Aim - Give a verbatim copy of the lines below, minus the pictures.

Given data -
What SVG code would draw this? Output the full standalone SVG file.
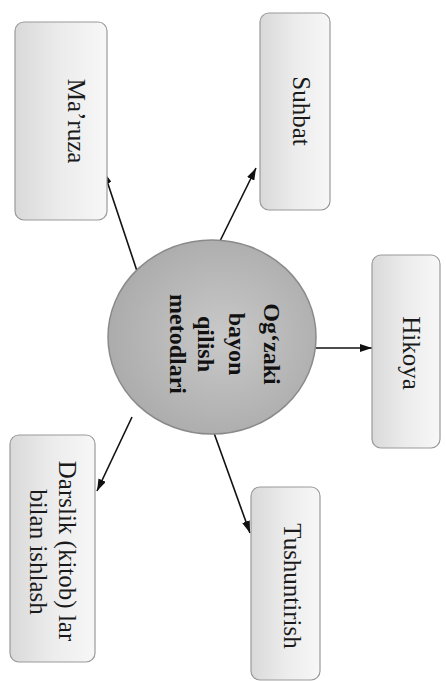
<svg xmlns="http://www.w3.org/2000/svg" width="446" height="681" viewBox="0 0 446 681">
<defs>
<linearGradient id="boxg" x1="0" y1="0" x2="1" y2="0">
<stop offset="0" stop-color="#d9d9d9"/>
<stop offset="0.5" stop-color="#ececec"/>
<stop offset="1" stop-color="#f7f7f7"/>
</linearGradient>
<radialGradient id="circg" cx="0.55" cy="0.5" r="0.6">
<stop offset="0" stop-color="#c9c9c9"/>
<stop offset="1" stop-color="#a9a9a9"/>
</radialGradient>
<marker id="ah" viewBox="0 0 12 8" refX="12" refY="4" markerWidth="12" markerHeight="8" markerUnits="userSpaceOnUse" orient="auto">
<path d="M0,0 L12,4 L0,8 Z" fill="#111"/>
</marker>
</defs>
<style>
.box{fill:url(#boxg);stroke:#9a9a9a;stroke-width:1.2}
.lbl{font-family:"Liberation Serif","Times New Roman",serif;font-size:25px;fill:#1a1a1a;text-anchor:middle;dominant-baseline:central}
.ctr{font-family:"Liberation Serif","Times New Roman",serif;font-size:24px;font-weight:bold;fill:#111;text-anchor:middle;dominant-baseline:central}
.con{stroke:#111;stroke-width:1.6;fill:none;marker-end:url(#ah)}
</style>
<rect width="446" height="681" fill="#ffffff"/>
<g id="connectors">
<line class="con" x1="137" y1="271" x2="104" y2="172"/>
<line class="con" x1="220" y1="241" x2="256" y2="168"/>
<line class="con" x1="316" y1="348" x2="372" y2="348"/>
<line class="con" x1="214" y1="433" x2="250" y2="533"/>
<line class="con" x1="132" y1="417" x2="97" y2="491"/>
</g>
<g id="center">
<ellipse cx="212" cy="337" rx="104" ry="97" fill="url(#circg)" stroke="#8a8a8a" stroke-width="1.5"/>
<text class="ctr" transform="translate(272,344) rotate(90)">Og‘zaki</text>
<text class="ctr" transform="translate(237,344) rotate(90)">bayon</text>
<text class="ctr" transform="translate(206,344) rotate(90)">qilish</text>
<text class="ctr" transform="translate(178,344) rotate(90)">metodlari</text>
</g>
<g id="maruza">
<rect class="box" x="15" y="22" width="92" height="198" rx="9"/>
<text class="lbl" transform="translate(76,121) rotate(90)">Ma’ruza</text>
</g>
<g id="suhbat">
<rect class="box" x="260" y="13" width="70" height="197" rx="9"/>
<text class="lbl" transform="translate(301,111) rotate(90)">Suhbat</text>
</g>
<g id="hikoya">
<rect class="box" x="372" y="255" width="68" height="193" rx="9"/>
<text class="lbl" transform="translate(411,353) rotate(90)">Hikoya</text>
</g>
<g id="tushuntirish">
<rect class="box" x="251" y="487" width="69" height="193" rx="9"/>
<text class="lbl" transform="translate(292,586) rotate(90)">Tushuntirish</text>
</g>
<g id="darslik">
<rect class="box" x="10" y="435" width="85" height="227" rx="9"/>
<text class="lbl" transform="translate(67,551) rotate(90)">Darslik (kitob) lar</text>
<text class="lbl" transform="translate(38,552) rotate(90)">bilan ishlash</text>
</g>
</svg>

Complete response -
What SVG code would draw this? Output the full standalone SVG file.
<svg xmlns="http://www.w3.org/2000/svg" width="446" height="681" viewBox="0 0 446 681">
<defs>
<linearGradient id="boxg" x1="0" y1="0" x2="1" y2="0">
<stop offset="0" stop-color="#d9d9d9"/>
<stop offset="0.5" stop-color="#ececec"/>
<stop offset="1" stop-color="#f7f7f7"/>
</linearGradient>
<radialGradient id="circg" cx="0.55" cy="0.5" r="0.6">
<stop offset="0" stop-color="#c9c9c9"/>
<stop offset="1" stop-color="#a9a9a9"/>
</radialGradient>
<marker id="ah" viewBox="0 0 12 8" refX="12" refY="4" markerWidth="12" markerHeight="8" markerUnits="userSpaceOnUse" orient="auto">
<path d="M0,0 L12,4 L0,8 Z" fill="#111"/>
</marker>
</defs>
<style>
.box{fill:url(#boxg);stroke:#9a9a9a;stroke-width:1.2}
.lbl{font-family:"Liberation Serif","Times New Roman",serif;font-size:25px;fill:#1a1a1a;text-anchor:middle;dominant-baseline:central}
.ctr{font-family:"Liberation Serif","Times New Roman",serif;font-size:24px;font-weight:bold;fill:#111;text-anchor:middle;dominant-baseline:central}
.con{stroke:#111;stroke-width:1.6;fill:none;marker-end:url(#ah)}
</style>
<rect width="446" height="681" fill="#ffffff"/>
<g id="connectors">
<line class="con" x1="137" y1="271" x2="104" y2="172"/>
<line class="con" x1="220" y1="241" x2="256" y2="168"/>
<line class="con" x1="316" y1="348" x2="372" y2="348"/>
<line class="con" x1="214" y1="433" x2="250" y2="533"/>
<line class="con" x1="132" y1="417" x2="97" y2="491"/>
</g>
<g id="center">
<ellipse cx="212" cy="337" rx="104" ry="97" fill="url(#circg)" stroke="#8a8a8a" stroke-width="1.5"/>
<text class="ctr" transform="translate(272,344) rotate(90)">Og‘zaki</text>
<text class="ctr" transform="translate(237,344) rotate(90)">bayon</text>
<text class="ctr" transform="translate(206,344) rotate(90)">qilish</text>
<text class="ctr" transform="translate(178,344) rotate(90)">metodlari</text>
</g>
<g id="maruza">
<rect class="box" x="15" y="22" width="92" height="198" rx="9"/>
<text class="lbl" transform="translate(76,121) rotate(90)">Ma’ruza</text>
</g>
<g id="suhbat">
<rect class="box" x="260" y="13" width="70" height="197" rx="9"/>
<text class="lbl" transform="translate(301,111) rotate(90)">Suhbat</text>
</g>
<g id="hikoya">
<rect class="box" x="372" y="255" width="68" height="193" rx="9"/>
<text class="lbl" transform="translate(411,353) rotate(90)">Hikoya</text>
</g>
<g id="tushuntirish">
<rect class="box" x="251" y="487" width="69" height="193" rx="9"/>
<text class="lbl" transform="translate(292,586) rotate(90)">Tushuntirish</text>
</g>
<g id="darslik">
<rect class="box" x="10" y="435" width="85" height="227" rx="9"/>
<text class="lbl" transform="translate(67,551) rotate(90)">Darslik (kitob) lar</text>
<text class="lbl" transform="translate(38,552) rotate(90)">bilan ishlash</text>
</g>
</svg>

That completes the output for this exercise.